>> Start

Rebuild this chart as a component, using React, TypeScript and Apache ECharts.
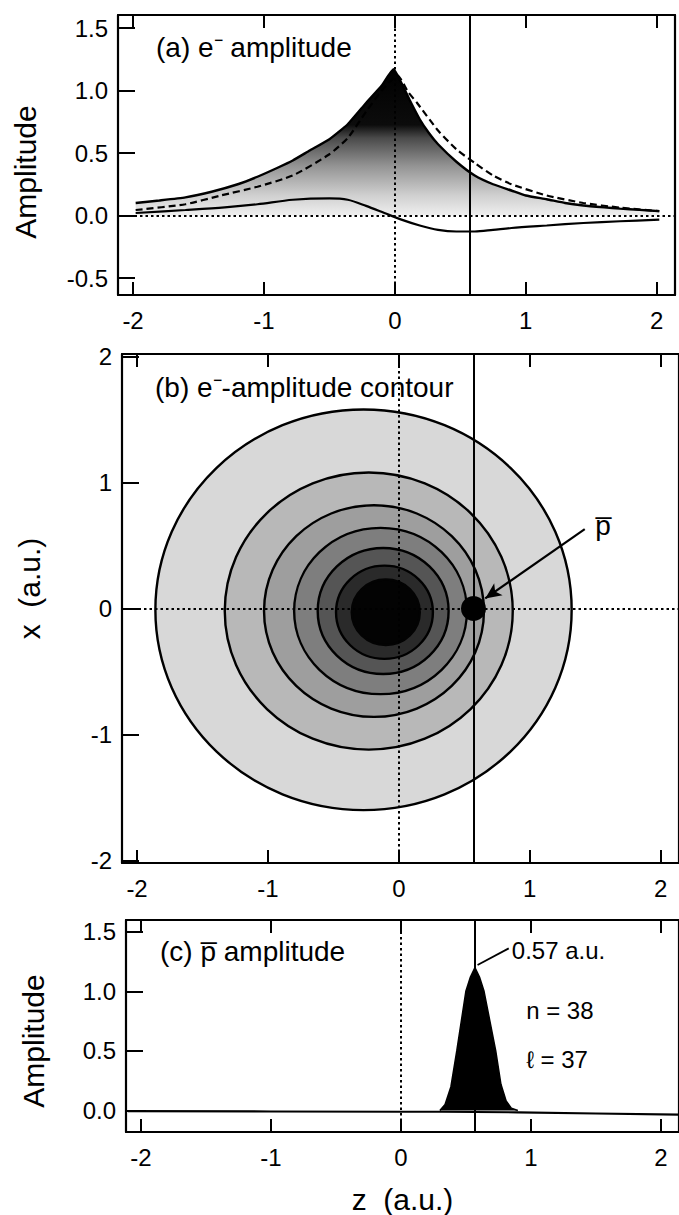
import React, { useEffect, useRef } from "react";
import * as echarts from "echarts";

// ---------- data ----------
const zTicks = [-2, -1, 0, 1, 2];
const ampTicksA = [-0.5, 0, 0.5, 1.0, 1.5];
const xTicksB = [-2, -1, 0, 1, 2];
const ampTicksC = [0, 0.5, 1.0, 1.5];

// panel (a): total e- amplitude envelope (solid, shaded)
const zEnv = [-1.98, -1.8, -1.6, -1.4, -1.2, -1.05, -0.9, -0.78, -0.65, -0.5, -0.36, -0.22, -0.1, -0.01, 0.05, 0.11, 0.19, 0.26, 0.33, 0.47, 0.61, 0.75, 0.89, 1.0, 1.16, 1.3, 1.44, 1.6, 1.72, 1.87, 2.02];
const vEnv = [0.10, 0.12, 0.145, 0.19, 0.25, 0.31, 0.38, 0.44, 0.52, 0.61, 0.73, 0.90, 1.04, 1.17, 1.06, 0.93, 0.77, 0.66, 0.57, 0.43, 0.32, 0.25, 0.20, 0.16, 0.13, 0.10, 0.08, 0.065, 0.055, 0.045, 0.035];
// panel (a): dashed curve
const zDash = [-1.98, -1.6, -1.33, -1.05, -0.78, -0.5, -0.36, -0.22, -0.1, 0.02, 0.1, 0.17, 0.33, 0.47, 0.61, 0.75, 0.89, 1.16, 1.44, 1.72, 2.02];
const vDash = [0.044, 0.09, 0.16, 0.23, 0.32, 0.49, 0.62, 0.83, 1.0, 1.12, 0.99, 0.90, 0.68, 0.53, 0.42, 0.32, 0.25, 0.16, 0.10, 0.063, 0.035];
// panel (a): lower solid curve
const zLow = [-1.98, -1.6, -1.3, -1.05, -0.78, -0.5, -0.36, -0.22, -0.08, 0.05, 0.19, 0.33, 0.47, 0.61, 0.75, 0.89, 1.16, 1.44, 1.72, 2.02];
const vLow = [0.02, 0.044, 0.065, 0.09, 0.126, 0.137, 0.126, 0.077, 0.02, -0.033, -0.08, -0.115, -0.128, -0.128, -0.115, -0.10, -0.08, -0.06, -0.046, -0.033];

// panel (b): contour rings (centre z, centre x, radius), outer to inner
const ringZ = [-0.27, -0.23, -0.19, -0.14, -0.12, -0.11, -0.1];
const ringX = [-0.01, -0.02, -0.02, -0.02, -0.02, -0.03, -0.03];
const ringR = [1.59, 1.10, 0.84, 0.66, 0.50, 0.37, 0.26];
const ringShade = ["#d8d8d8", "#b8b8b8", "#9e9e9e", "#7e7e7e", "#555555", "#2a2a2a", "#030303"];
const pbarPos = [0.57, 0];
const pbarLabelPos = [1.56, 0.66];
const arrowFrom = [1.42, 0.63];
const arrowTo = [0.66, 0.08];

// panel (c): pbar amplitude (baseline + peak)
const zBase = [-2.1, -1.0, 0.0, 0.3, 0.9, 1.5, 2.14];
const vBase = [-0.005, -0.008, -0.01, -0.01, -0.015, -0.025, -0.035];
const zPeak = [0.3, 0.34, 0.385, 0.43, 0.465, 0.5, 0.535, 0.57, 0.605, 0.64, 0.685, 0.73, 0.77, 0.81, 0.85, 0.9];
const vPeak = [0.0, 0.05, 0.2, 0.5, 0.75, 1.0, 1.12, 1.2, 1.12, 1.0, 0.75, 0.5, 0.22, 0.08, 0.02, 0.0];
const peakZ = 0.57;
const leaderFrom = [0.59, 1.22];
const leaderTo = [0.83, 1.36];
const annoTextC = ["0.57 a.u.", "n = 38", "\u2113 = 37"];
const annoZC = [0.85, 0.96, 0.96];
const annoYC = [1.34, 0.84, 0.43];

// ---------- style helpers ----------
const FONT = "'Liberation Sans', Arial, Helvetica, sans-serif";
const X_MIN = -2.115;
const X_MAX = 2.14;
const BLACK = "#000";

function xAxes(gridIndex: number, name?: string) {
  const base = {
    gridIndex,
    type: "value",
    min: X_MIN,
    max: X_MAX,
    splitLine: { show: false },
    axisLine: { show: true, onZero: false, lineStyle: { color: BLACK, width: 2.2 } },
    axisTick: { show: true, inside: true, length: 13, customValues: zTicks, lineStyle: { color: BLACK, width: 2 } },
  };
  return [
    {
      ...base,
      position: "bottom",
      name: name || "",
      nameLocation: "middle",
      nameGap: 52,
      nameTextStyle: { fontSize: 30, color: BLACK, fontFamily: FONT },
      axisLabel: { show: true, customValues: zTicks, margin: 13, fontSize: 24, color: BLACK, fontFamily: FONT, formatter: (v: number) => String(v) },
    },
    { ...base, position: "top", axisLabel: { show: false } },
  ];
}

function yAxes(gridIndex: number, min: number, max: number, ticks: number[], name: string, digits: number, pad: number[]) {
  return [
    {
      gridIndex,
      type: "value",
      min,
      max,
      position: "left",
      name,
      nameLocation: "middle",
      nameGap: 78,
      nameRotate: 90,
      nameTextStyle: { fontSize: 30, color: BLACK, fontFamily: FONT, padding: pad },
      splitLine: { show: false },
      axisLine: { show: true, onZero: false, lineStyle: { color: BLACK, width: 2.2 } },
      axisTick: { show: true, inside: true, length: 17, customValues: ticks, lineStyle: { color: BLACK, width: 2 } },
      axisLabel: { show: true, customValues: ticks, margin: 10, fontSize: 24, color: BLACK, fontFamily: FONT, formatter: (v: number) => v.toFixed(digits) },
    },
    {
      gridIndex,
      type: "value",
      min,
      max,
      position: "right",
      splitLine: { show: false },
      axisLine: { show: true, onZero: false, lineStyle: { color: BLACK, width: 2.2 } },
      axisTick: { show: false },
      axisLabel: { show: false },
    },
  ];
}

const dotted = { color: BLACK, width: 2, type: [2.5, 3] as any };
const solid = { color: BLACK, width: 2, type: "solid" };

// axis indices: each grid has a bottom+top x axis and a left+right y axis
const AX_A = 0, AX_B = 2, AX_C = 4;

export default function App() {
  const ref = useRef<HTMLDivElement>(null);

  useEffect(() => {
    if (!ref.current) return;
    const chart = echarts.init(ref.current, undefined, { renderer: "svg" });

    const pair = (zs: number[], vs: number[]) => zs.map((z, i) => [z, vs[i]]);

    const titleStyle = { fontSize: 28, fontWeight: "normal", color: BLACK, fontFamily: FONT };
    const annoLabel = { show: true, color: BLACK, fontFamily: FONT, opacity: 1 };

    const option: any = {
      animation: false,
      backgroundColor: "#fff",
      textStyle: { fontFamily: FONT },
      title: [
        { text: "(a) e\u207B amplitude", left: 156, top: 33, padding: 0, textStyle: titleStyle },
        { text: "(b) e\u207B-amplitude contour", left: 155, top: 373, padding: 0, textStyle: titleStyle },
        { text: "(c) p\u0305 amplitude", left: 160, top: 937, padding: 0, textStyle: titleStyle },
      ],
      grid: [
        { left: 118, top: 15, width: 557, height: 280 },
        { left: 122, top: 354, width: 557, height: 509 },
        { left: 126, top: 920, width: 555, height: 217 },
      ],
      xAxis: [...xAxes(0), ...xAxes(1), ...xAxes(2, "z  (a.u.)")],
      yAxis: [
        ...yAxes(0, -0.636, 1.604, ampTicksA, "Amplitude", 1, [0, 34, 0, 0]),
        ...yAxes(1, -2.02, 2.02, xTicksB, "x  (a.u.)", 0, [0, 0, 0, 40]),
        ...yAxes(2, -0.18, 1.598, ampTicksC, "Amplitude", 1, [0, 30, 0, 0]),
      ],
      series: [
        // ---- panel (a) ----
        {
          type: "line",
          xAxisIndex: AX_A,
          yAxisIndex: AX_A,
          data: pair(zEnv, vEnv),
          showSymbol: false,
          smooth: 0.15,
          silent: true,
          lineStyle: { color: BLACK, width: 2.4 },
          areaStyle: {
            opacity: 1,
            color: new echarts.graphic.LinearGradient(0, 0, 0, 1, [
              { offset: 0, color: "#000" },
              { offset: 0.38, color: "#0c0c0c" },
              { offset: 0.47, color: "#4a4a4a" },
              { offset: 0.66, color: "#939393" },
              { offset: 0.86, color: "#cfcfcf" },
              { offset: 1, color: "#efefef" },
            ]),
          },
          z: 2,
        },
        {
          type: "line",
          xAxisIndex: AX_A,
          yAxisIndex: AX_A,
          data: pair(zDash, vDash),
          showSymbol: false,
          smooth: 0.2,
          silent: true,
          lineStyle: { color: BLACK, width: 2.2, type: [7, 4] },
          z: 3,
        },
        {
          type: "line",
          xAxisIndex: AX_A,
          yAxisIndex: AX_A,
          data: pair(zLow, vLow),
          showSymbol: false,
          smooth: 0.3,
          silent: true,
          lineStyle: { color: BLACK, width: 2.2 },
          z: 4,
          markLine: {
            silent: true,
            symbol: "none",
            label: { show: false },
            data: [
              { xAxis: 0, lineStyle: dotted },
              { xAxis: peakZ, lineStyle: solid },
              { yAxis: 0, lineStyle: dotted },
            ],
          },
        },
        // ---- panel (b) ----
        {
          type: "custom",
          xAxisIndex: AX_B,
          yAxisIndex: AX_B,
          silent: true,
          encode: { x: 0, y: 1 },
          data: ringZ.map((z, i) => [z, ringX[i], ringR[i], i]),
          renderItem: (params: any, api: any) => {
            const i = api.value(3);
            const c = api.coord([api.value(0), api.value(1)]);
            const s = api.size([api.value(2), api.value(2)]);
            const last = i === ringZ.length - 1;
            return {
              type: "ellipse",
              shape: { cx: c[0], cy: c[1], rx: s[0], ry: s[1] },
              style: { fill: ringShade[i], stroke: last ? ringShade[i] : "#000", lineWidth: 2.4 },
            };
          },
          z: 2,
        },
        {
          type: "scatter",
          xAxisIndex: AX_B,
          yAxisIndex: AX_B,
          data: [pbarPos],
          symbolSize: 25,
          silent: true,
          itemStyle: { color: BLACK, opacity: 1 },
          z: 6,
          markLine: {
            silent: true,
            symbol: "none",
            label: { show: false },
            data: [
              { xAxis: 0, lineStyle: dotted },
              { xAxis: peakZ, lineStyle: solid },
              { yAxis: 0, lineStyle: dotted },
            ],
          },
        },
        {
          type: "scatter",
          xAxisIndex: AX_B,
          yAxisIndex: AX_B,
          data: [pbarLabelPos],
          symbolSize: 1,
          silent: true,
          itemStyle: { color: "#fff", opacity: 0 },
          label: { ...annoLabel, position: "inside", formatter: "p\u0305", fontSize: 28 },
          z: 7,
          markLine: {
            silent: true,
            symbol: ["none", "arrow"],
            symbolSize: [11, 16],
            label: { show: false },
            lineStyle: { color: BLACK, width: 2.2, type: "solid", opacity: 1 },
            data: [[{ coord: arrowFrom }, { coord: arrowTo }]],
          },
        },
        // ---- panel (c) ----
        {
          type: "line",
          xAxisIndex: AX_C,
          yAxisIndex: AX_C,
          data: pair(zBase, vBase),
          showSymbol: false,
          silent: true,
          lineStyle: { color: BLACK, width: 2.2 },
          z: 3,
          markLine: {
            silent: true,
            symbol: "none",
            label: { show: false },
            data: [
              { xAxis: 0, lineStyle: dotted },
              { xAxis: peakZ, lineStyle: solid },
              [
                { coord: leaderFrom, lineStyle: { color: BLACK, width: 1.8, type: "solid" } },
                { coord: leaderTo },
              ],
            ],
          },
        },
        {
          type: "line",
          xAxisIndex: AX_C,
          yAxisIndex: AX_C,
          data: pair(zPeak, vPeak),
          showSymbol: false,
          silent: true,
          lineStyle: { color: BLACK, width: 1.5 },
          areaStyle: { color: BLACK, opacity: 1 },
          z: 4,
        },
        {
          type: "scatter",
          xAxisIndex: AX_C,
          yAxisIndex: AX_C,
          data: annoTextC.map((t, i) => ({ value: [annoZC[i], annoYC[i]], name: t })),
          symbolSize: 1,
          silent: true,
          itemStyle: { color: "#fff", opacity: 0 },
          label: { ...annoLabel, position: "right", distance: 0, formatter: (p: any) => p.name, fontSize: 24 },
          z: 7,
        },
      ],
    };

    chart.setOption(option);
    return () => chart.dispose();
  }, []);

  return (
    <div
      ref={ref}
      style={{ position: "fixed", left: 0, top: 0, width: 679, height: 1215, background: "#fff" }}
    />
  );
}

>> End
>> Start

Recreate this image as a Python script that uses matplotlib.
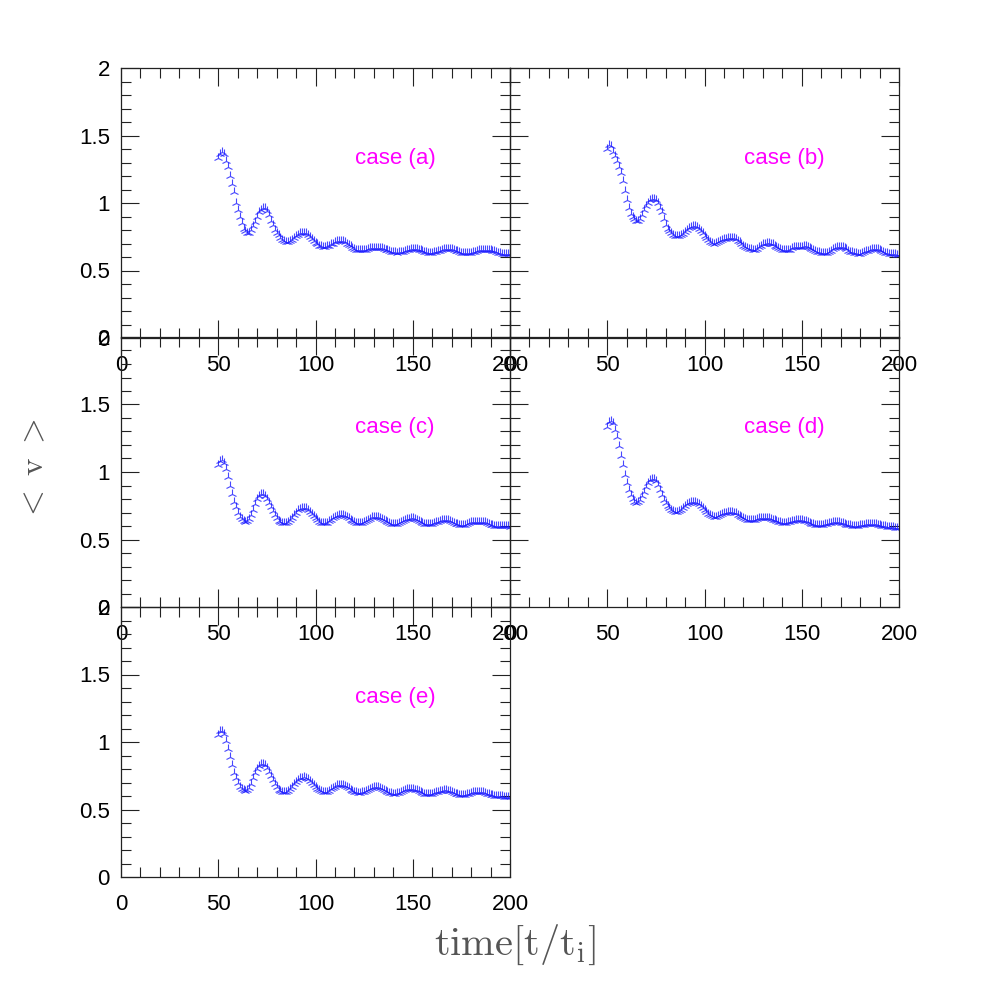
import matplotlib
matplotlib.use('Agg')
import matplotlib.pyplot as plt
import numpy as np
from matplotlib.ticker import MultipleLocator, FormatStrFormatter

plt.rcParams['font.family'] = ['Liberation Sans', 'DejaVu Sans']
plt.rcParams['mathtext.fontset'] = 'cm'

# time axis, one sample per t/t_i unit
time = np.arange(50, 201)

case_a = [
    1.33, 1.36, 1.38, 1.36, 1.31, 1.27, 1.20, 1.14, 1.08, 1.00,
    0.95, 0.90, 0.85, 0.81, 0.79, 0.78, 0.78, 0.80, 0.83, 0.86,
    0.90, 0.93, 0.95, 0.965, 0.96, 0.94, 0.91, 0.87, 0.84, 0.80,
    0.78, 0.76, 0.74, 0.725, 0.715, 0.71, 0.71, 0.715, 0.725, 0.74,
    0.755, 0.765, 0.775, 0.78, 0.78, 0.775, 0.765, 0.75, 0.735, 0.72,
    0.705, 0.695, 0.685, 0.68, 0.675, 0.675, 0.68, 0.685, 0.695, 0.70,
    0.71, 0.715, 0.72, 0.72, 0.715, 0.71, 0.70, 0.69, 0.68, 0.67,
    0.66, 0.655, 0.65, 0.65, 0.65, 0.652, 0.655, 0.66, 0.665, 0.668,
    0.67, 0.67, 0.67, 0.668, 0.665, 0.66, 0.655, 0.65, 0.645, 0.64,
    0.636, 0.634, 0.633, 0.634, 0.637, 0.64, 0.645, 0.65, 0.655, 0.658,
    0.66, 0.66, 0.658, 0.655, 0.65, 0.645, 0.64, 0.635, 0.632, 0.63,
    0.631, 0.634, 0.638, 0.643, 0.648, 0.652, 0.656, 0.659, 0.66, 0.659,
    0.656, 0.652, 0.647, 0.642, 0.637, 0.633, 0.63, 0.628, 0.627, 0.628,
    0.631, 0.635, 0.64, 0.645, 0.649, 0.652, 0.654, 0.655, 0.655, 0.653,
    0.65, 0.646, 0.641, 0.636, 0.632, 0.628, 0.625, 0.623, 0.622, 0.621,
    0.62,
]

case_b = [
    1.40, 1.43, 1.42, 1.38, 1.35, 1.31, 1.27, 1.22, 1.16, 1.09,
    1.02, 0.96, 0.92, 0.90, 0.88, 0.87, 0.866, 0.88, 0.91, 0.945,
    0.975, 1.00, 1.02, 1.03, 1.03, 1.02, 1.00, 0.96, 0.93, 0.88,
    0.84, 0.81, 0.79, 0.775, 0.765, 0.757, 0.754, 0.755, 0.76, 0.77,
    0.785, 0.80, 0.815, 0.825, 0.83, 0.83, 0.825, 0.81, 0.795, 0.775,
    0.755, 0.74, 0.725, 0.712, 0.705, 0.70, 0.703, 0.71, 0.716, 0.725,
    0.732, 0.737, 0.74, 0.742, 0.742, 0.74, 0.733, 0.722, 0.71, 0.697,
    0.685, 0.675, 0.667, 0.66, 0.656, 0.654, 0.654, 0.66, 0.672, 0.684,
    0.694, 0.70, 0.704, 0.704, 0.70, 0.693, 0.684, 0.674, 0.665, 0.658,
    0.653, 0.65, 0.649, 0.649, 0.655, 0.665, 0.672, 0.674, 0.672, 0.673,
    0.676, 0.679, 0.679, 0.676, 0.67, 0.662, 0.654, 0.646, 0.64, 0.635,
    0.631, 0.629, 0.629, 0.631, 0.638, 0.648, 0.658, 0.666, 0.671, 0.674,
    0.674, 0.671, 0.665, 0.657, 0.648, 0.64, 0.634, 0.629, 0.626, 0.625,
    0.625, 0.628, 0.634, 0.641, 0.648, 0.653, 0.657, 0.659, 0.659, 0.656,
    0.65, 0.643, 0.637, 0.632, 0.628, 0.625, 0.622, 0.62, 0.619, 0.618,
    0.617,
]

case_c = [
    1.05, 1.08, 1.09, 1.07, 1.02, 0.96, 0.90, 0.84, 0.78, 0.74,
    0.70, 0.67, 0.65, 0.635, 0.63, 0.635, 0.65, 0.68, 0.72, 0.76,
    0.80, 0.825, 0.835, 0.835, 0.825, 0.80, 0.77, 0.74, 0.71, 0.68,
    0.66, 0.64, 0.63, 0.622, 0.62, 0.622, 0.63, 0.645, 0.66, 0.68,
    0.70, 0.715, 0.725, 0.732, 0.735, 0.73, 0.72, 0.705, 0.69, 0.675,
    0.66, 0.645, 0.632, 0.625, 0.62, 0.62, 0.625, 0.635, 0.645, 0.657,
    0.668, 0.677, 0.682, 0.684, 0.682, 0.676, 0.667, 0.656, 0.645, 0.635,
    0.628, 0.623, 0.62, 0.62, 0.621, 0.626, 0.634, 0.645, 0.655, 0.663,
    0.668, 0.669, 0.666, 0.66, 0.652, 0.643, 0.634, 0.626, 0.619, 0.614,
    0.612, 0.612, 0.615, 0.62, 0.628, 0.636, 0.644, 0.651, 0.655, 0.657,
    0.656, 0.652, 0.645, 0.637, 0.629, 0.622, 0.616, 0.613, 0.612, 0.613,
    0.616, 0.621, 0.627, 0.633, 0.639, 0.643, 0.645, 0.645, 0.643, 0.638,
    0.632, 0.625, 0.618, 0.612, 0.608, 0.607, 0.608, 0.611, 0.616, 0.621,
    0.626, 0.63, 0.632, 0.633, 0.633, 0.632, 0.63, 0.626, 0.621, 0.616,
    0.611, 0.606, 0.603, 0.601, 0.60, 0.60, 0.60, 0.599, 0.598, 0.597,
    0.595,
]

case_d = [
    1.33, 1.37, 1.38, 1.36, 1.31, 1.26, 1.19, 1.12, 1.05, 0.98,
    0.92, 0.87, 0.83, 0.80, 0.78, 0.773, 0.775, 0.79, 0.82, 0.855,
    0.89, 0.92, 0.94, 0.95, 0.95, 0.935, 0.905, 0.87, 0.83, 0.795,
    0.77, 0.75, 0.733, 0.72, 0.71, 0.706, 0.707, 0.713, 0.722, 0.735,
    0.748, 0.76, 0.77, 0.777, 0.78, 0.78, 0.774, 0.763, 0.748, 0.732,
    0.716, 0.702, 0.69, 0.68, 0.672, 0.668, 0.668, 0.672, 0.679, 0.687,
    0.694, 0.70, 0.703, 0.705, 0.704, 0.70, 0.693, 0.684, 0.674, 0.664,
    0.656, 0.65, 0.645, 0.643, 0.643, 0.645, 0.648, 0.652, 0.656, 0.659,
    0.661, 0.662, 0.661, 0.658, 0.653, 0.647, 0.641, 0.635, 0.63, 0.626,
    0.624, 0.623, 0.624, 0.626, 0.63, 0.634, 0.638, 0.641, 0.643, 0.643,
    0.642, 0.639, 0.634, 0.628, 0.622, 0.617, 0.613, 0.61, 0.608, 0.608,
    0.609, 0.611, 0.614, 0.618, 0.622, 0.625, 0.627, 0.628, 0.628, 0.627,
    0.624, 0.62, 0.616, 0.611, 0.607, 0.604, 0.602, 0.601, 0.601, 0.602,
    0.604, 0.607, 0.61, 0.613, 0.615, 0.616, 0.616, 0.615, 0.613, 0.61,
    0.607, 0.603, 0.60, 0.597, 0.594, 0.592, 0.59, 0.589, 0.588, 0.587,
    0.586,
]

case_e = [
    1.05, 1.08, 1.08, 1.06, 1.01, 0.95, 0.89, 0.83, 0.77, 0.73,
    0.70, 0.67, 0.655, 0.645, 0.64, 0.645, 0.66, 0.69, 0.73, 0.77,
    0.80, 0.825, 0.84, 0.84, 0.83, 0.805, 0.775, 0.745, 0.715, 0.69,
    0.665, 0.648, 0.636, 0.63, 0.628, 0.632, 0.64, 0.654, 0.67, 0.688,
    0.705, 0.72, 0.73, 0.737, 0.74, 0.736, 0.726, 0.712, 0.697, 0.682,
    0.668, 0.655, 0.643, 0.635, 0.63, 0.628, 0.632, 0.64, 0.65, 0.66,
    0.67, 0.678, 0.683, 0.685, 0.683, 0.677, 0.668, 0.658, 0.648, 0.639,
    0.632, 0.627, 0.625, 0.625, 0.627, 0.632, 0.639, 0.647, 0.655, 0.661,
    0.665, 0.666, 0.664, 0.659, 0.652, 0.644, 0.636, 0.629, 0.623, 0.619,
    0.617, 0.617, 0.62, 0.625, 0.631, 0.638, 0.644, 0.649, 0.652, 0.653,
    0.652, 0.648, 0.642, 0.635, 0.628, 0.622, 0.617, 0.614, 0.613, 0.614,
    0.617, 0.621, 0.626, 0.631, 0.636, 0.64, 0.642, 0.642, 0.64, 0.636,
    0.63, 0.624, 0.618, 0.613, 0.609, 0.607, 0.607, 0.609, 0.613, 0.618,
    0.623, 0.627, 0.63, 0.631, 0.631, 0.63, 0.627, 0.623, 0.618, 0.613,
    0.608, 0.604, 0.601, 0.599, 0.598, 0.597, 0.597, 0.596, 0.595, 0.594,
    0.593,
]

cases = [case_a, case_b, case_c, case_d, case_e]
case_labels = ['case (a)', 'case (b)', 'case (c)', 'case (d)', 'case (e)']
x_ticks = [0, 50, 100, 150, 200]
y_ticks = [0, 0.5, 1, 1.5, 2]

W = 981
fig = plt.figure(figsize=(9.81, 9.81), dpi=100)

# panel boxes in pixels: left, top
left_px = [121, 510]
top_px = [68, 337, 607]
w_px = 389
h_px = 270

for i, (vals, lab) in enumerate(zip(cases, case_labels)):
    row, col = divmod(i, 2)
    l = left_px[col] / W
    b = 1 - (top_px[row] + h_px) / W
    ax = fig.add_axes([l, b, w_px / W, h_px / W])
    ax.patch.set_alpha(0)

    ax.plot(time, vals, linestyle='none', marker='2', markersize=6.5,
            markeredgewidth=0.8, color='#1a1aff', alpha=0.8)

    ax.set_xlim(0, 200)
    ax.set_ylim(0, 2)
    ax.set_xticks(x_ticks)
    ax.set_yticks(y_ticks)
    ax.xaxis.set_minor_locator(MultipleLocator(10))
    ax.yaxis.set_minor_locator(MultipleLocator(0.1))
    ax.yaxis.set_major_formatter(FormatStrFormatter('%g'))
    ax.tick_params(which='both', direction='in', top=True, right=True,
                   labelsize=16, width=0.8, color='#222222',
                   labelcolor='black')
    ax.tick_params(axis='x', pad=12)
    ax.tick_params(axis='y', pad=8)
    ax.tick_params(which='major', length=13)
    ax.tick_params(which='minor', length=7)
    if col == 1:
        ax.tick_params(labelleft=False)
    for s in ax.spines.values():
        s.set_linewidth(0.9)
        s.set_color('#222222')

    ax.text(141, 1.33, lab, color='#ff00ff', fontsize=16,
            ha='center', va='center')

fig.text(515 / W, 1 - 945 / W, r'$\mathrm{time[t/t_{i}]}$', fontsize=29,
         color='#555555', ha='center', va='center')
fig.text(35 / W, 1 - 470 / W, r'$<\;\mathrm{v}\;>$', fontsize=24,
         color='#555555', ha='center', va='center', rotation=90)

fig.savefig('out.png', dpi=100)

>> End

» **EXERCISE AIM**: Repeat only the lines from the one with "Recreate this image" down to the one with "time = np.arange(50, 201)", word for word and both included, and leave the pictures out.

» **THE REPLY**:
Recreate this image as a Python script that uses matplotlib.
import matplotlib
matplotlib.use('Agg')
import matplotlib.pyplot as plt
import numpy as np
from matplotlib.ticker import MultipleLocator, FormatStrFormatter

plt.rcParams['font.family'] = ['Liberation Sans', 'DejaVu Sans']
plt.rcParams['mathtext.fontset'] = 'cm'

# time axis, one sample per t/t_i unit
time = np.arange(50, 201)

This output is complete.